I am struggling from the rawness of the situation, while having to decide how I
continue in the relationship. I have decided it best to separate myself with only
necessary contact. I believe you poison yourself when you choose to let bitterness
and resentment build up within. So I pray to my Lord to give me strength and the
wisdom to handle the delicate emotions I’m feeling. I am absolutely powerless on
my own, but Holy Spirit will give us just what we need to overcome when we surrender
our fleshly thoughts and control. He that is within me is Greater!
Jeanne Takenaka says
This is a beautiful post, Sarah Mae. I never thought I was a grudge-holder, until someone attacked my character. I found it so difficult to forgive that person. It took time. I also discovered that God had to help me work through in layers. I would forgive, real and true. But then, something would touch that wound, and I had to bring it to God, ask for His help to forgive again, and then walk in that choice. When I pray to see those who have hurt me through God’s eyes, and I pray this sincerely, God has a way of enabling me to look beyond my pain and softening my heart toward that person.
Sylvia Martinez says
Thank you for sharing this. I just posted it to my Facebook. I had to learn to send counselling when I was in my 30s and number 5 is the thing that really helped me the most to bust through my anger and unforgiveness. I feel like it changed my life. I think it’s awesome that you put this out there. Thank you.

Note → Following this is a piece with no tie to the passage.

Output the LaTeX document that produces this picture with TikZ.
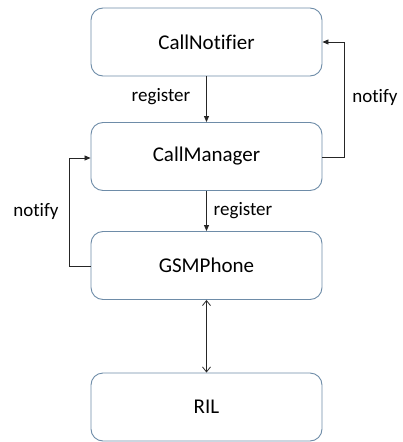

Thank-you so much for sharing this most uplifting post, and pointing out the difference between forgiveness of the person, and the sin itself.
One of my favorites is, King James:
‘I say not unto thee, until seven times, but seventy times seven.’
Have a blessed day all,
Michelle D Howard says
Thank you – the struggle is real and I need God to help me through it!
Rebecca L Jones says
Great post, excellent verses, let anger go.
Beth Williams says
Wise words. Ephesians 4:32 “Be ye kind to one another, tenderhearted-forgiving each other, just as in Christ God has forgiven you. Matthew 6:14-15 “For if you forgive other people when they sin against you, your heavenly Father will also forgive you. But if you do not forgive others their sins, your Father will not forgive your sins. Forgiveness is a two way street. You must do your best to forgive someone & not wallow in bitterness & hatred. The evil one would love nothing better than to see us all enraged and made at each other. God wants us to live in love.
Audrey M. says
THIS is the VERY topic our pastor preached yesterday (Oct 22, 2017)!
“An Expectation to Forgive”
1. Remember: the hurt, the offense, the injury.
2. Relinquish: Let go of the debt owed, cancel the obligation.
3. Restore: the relationship (often in the context of families)–even if it is a hand-written note. I CANNOT let THEIR RESPONSE to affect my attitude & my action-simply do what is RIGHT! Choose to FORGIVE – REGARDLESS!